Thursday, January 26, 2017

ADRs Find Themselves in an Unwelcome Spotlight


Author: David Schwartz J.D. CPA

American Depositary Receipts are back in the news.  The Wall Street Journal reported on November 8, 2016 that the Securities and Exchange Commission has issued subpoenas to four large banks with expansive ADR businesses seeking information about trading of ADRs. Citing unnamed sources “close to the investigation,” the Wall Street Journal article said that the focus of the SEC probe seems to be the “pre-release” of ADRs, where a bank may issue depositary receipts without actually having custody of the underlying shares. 
 
Pre-release sounds a lot like naked short selling. But it has a practical business purpose. Banks employ pre-release to bridge settlement times of different countries. When ADR  pre-release techniques are employed, however, regulators expect certain controls be in place. According to the article, the SEC is concerned that "controls designed to prevent market abuse and tax fraud,” particularly with respect to pre-release of ADRs, may not have prevented market manipulation and may have been used illegally to arbitrage between tax systems.
 
The investigation of the four big ADR banks comes on the heels of an earlier investigation of a much smaller player in the market.
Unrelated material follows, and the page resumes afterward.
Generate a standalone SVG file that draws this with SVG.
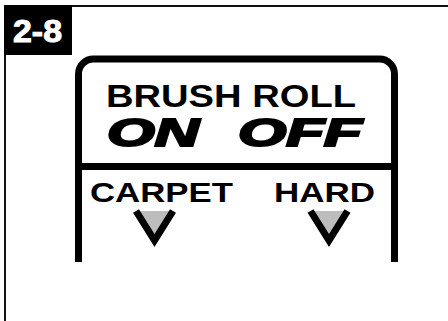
<svg xmlns="http://www.w3.org/2000/svg" width="448" height="321" viewBox="0 0 448 321">
<style>
.lbl{font-family:"Liberation Sans",Arial,sans-serif;font-weight:bold;fill:#000}
.big{font-family:"Liberation Sans",Arial,sans-serif;font-weight:bold;font-style:italic;fill:#000;stroke:#000;stroke-width:2.2}
.panel{fill:none;stroke:#000;stroke-width:7}
.vee{fill:none;stroke:#000;stroke-width:7;stroke-linejoin:miter}
.veefill{fill:#bdbdbd}
</style>
<rect width="448" height="321" fill="#fff"/>
<g id="frame">
  <path d="M5,321 V6 H448" fill="none" stroke="#111" stroke-width="2"/>
</g>
<g id="badge">
  <rect x="4" y="5" width="68" height="50" fill="#000"/>
  <text x="13" y="42" class="lbl" style="fill:#fff;stroke:#fff;stroke-width:1" font-size="32" textLength="49" lengthAdjust="spacingAndGlyphs">2-8</text>
</g>
<g id="panel">
  <path class="panel" d="M78.5,262 V74 A15,15 0 0 1 93.5,59 H379.5 A15,15 0 0 1 394.5,74 V262"/>
  <line class="panel" x1="78.5" y1="166.5" x2="394.5" y2="166.5"/>
</g>
<g id="title">
  <text x="106" y="107" class="lbl" font-size="31" textLength="250" lengthAdjust="spacingAndGlyphs">BRUSH ROLL</text>
</g>
<g id="on">
  <text x="107" y="146" class="big" font-size="39" textLength="92" lengthAdjust="spacingAndGlyphs">ON</text>
</g>
<g id="off">
  <text x="238" y="146" class="big" font-size="39" textLength="124" lengthAdjust="spacingAndGlyphs">OFF</text>
</g>
<g id="carpet">
  <text x="90" y="202" class="lbl" font-size="28" textLength="143" lengthAdjust="spacingAndGlyphs">CARPET</text>
  <polygon class="veefill" points="137,211 172,211 154.5,238"/>
  <polyline class="vee" points="136,211 154.5,240.5 173,211"/>
</g>
<g id="hard">
  <text x="274" y="202" class="lbl" font-size="28" textLength="101" lengthAdjust="spacingAndGlyphs">HARD</text>
  <polygon class="veefill" points="311.5,211 346.5,211 329,238"/>
  <polyline class="vee" points="310.5,211 329,240.5 347.5,211"/>
</g>
<g id="connectors"></g>
</svg>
Just a day following the Wall Street Journal article, independent broker and financial technology provider ITG issued a press release announcing that the company had set aside a $22 million reserve in anticipation of a settlement with the SEC over pre-release of ADRs. They also announced that the company had discontinued transacting in pre-release ADRs in the fourth quarter of 2014. The SEC’s announcement of the settlement said that that "ITG facilitated transactions known as 'pre-releases' of ADRs to its counterparties without owning the foreign shares or taking the necessary steps to ensure they were custodied by the counterparty on whose behalf they were being obtained."
 
ADRs have also become the subject of a sizable class action law suit. In January of 2016, employer-sponsored and labor union pension plans filed suit in New York Southern District Court against one of the banks later targeted by SEC subpoenas in November. The suit alleges that the bank violated its fiduciary duties under ERISA in its handling of ADRs for pension fund and other clients from 1997 until the present. The plaintiffs allege that the bank charged excessive, unauthorized, and undisclosed rates while executing ADR FX Conversions[1] with the plaintiffs' holdings of bank-sponsored ADRs. The complaint accuses the bank of charging excessive rates on ADR FX Conversions by selecting a conversion rate that was less favorable than prevailing market rates. This allegedly increased the bank’s spread on the ADR FX Conversion transactions in excess of the spread for comparably negotiated FX transactions at the time, thus putatively benefiting the bank at the expense of their clients.  
 
With Federal Judge Paul Oetkin’s order on April 12, 2016 consolidating this case with others, the plaintiffs now represent all participants, beneficiaries, and named fiduciaries of ERISA-covered benefit plans that invested directly or indirectly in the defendant’s ADRs from 1997 to 2016. According to a noted ADR expert, “given the that so many public and private pension funds are severely underfunded, and have been suffering greatly in the low-yield environment of the past several years, the other large ADR sponsoring banks may soon be targets of similar litigation. The spotlight focused on ADRs by the SEC investigation may embolden future plaintiffs as well."
 

 

 
[1] i.e., converting into U.S. Dollars dividends or other cash distributions, including net proceeds from the sale of non-US securities, property, or rights (cash distributions), made by foreign companies to the plaintiff class who were invested, directly or indirectly, in ADRs sponsored by the bank.